Del mismo modo, esta ausencia de reflexión se replica cuando se habla de mejoras en indicadores laborales en la última década: no estamos acostumbrados a desmenuzar los datos y observar o estudiar hasta qué punto falencias o injusticias económicas castigan de manera asimétrica a la población masculina y femenina. Si hacemos el esfuerzo de mirar con atención la información económica disponible, encontramos que en Argentina las mujeres nos enfrentamos a numerosas desventajas en el mercado laboral: el nivel de desempleo en las mujeres es mayor que en los hombres; el trabajo del 36,2% de las mujeres asalariadas se encuentra en el sector informal donde los salarios se caracterizan de por sí por ser más bajos (entre otras desventajas como ausencia de regulaciones sobre las licencias por maternidad, cobertura social, aportes jubilatorios, etc.). El 88,9% de las mujeres realizamos trabajo doméstico no remunerado en el hogar (además de trabajar fuera de casa), mientras que solo un 57,9% de los varones colabora con las labores domésticas y aún estos dedican la mitad del tiempo que las mujeres a las mismas; finalmente, si superamos todas estas adversidades y logramos incorporarnos al mercado laboral, nos esperan nuevos desafíos: ejemplo de ello es que las mujeres ganamos en promedio 27% menos que los varones a pesar de que en promedio nuestro nivel educativo es mayor y enfrentamos dificultades para ascender laboralmente (fenómeno conocido como techo de cristal).
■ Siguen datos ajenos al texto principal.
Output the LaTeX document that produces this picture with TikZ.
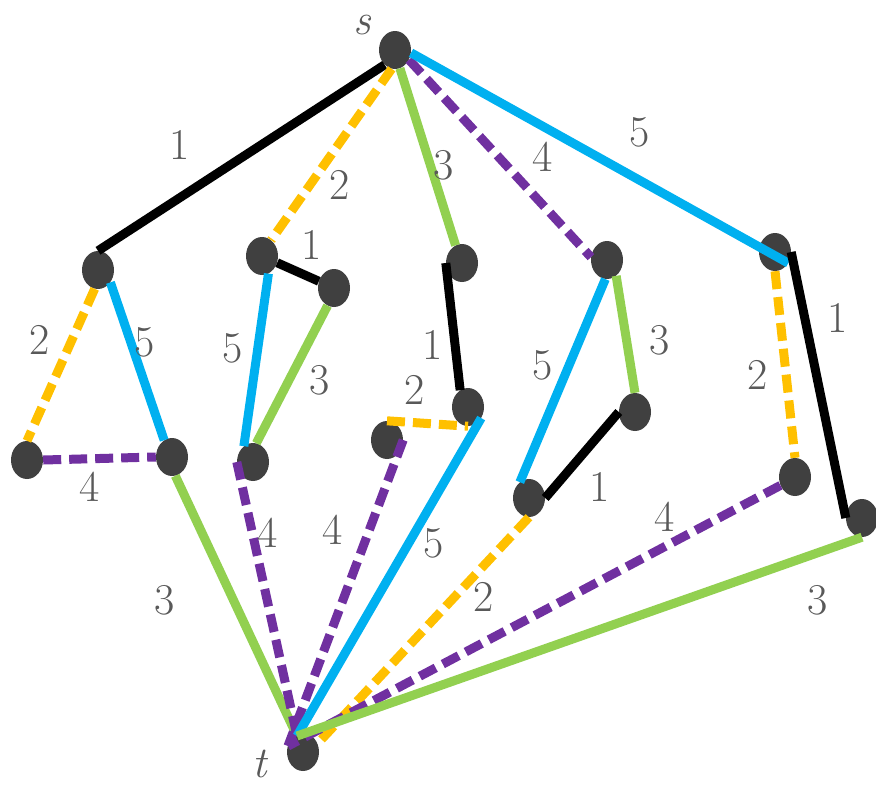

Si bien los temas de género hoy “están en agenda” (y esto es una afirmación generosa, porque algunos de ellos continúan siendo sistemáticamente ignorados o postergados indefinidamente como el caso del aborto legal y gratuito), sirve poco y nada si no se traduce en mejoras concretas. Ejemplo de ello es que las proyecciones a nivel mundial acerca de la brecha salarial sostienen que si seguimos en piloto automático, hombres y mujeres cobraríamos igual recién hacia el 2086 (para entonces quizás ya tengamos una colonia de gente viviendo en Marte).
Creemos que la tarea de la economía crítica (a la cual contribuimos) es realizar un aporte para recomponer esta situación que no por su permanencia en el tiempo debe asumirse como algo natural. Al dejar de lado la pregunta acerca de cuál es la situación de varones y mujeres, a qué se deben estas brechas, cómo cambia el escenario en el tiempo, qué determina estos cambios, etc., nos perdemos la posibilidad de construir espacios igualitarios y de tener políticas públicas que incorporen y hagan propia la necesidad de resolver estas desigualdades. Sin embargo, todo esfuerzo será estéril si no parte de un cambio profundo en el seno de la sociedad, la que muchas veces niega que existan estas diferencias aunque la evidencia y la realidad nos enrostren día a día que las mujeres no somos tratadas como iguales.
Hombres y mujeres debemos entender que esta situación desigual nos pesa a todos y revertirla constituye una necesidad. Así también necesitamos comprender más temprano que tarde, que nadie nos va a regalar ningún derecho, y que la organización y la lucha por conseguirlos, “por un mundo donde seamos socialmente iguales, humanamente diferentes y totalmente libres” (como diría Rosa Luxemburgo) está en nuestras manos.